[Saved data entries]
==*==

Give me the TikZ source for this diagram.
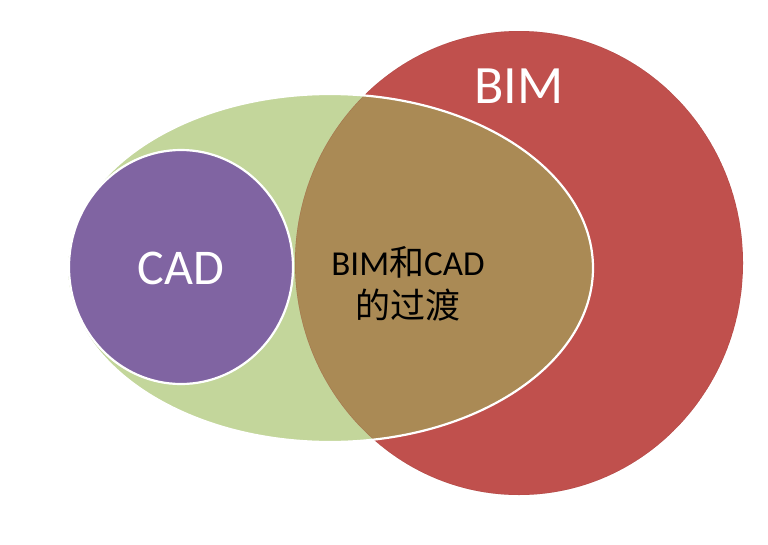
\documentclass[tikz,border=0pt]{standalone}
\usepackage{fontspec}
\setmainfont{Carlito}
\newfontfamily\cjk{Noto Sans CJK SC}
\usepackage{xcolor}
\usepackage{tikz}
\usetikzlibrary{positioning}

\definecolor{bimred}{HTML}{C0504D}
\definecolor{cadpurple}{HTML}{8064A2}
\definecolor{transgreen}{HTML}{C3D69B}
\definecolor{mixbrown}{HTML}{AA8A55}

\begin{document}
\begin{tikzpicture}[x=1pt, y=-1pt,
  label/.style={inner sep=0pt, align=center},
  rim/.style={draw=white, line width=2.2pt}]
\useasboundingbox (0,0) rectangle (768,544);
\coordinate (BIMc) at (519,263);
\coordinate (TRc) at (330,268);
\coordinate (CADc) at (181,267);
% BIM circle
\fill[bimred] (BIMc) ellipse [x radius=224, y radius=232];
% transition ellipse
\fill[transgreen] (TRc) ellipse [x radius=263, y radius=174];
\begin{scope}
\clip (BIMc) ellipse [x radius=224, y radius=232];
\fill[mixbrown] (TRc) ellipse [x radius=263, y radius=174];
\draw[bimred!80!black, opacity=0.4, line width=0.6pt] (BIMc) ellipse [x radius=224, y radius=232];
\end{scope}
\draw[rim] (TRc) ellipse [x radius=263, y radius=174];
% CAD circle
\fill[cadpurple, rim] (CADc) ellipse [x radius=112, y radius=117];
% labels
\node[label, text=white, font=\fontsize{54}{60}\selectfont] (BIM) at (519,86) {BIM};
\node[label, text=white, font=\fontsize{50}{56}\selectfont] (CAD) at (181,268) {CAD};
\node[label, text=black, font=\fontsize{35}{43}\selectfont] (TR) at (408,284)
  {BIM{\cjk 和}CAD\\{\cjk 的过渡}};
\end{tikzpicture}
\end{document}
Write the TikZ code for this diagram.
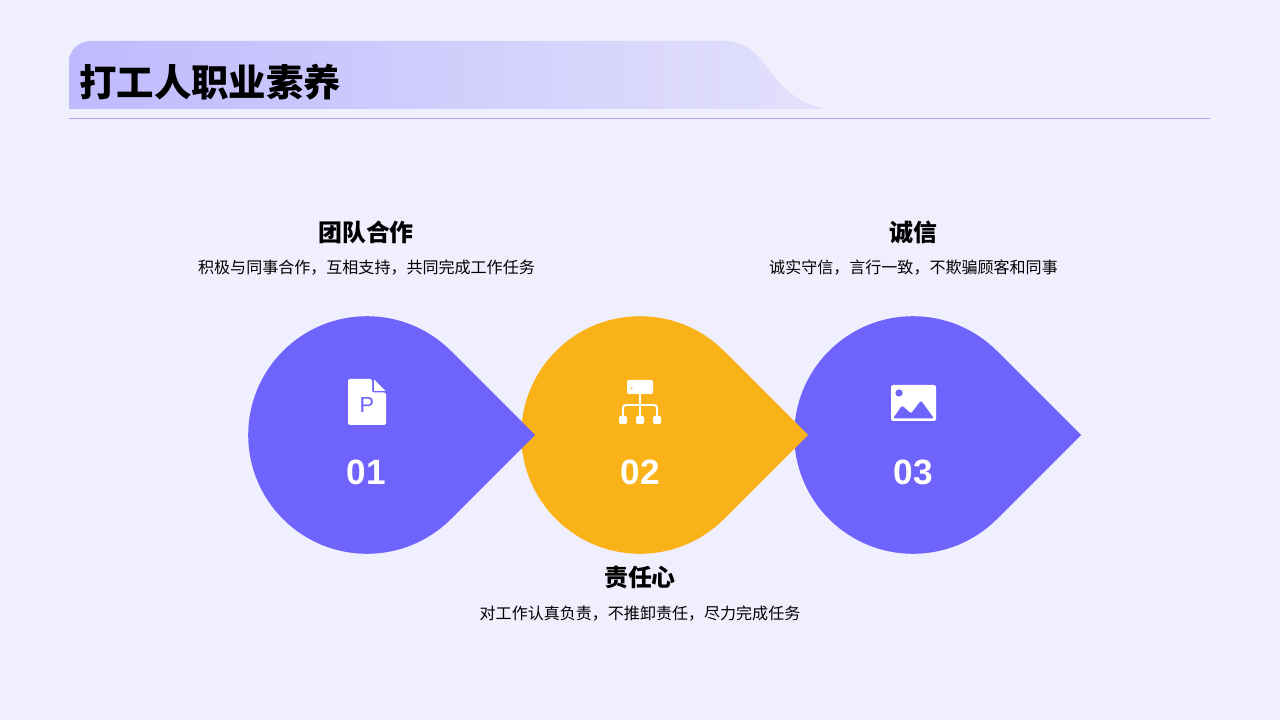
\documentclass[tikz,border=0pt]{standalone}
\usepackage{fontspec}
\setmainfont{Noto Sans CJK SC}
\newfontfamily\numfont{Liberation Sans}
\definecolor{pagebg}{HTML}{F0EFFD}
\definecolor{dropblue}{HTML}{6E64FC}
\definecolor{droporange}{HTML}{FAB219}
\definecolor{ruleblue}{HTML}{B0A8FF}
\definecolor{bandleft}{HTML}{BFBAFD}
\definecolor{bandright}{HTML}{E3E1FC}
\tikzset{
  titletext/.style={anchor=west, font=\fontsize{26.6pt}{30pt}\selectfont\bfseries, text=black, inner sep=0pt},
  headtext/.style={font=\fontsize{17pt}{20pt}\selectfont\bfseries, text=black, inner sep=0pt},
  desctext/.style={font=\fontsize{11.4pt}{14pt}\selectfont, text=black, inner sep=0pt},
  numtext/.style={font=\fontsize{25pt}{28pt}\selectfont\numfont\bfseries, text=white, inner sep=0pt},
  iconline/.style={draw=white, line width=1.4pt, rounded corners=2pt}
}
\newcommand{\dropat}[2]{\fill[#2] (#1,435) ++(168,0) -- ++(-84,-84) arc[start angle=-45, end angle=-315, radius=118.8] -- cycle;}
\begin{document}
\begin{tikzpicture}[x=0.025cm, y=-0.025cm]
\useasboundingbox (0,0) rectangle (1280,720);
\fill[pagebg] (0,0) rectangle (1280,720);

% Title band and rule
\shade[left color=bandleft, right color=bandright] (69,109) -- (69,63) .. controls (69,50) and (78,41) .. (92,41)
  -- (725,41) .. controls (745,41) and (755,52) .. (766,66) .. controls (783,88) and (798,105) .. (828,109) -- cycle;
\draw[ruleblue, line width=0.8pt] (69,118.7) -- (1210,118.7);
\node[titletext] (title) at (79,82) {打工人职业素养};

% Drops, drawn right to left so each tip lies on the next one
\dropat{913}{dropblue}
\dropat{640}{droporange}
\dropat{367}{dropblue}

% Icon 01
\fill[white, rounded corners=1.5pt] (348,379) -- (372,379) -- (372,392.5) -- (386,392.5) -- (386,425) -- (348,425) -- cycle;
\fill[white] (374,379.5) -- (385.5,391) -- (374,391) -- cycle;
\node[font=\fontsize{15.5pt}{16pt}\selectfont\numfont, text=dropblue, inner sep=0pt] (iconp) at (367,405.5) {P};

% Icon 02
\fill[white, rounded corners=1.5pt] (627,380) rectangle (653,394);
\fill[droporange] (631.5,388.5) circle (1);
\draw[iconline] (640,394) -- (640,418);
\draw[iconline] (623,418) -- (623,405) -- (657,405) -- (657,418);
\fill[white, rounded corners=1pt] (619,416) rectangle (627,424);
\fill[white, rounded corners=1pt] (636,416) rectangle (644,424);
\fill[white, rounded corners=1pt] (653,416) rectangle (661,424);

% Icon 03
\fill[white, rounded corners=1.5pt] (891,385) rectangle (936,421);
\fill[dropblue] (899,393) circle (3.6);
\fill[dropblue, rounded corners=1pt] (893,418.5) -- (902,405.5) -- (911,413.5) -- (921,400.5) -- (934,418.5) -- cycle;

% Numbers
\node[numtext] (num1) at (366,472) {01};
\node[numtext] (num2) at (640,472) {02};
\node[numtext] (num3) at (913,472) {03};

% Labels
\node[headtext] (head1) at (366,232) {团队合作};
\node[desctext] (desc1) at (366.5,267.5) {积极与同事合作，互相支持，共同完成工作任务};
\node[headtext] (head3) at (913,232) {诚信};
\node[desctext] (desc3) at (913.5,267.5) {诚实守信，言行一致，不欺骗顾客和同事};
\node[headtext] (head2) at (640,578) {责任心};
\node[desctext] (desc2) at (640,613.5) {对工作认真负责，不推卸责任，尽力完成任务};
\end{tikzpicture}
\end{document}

==*==

** EXERCISE DETAILS **
Give back exactly the lines from the one that holds "Write the TikZ code for this diagram." to the one that holds "text=dropblue, inner sep=0pt]", with both ends and without the images.

** ANSWER TO THE EXERCISE **
Write the TikZ code for this diagram.
\documentclass[tikz,border=0pt]{standalone}
\usepackage{fontspec}
\setmainfont{Noto Sans CJK SC}
\newfontfamily\numfont{Liberation Sans}
\definecolor{pagebg}{HTML}{F0EFFD}
\definecolor{dropblue}{HTML}{6E64FC}
\definecolor{droporange}{HTML}{FAB219}
\definecolor{ruleblue}{HTML}{B0A8FF}
\definecolor{bandleft}{HTML}{BFBAFD}
\definecolor{bandright}{HTML}{E3E1FC}
\tikzset{
  titletext/.style={anchor=west, font=\fontsize{26.6pt}{30pt}\selectfont\bfseries, text=black, inner sep=0pt},
  headtext/.style={font=\fontsize{17pt}{20pt}\selectfont\bfseries, text=black, inner sep=0pt},
  desctext/.style={font=\fontsize{11.4pt}{14pt}\selectfont, text=black, inner sep=0pt},
  numtext/.style={font=\fontsize{25pt}{28pt}\selectfont\numfont\bfseries, text=white, inner sep=0pt},
  iconline/.style={draw=white, line width=1.4pt, rounded corners=2pt}
}
\newcommand{\dropat}[2]{\fill[#2] (#1,435) ++(168,0) -- ++(-84,-84) arc[start angle=-45, end angle=-315, radius=118.8] -- cycle;}
\begin{document}
\begin{tikzpicture}[x=0.025cm, y=-0.025cm]
\useasboundingbox (0,0) rectangle (1280,720);
\fill[pagebg] (0,0) rectangle (1280,720);

% Title band and rule
\shade[left color=bandleft, right color=bandright] (69,109) -- (69,63) .. controls (69,50) and (78,41) .. (92,41)
  -- (725,41) .. controls (745,41) and (755,52) .. (766,66) .. controls (783,88) and (798,105) .. (828,109) -- cycle;
\draw[ruleblue, line width=0.8pt] (69,118.7) -- (1210,118.7);
\node[titletext] (title) at (79,82) {打工人职业素养};

% Drops, drawn right to left so each tip lies on the next one
\dropat{913}{dropblue}
\dropat{640}{droporange}
\dropat{367}{dropblue}

% Icon 01
\fill[white, rounded corners=1.5pt] (348,379) -- (372,379) -- (372,392.5) -- (386,392.5) -- (386,425) -- (348,425) -- cycle;
\fill[white] (374,379.5) -- (385.5,391) -- (374,391) -- cycle;
\node[font=\fontsize{15.5pt}{16pt}\selectfont\numfont, text=dropblue, inner sep=0pt] (iconp) at (367,405.5) {P};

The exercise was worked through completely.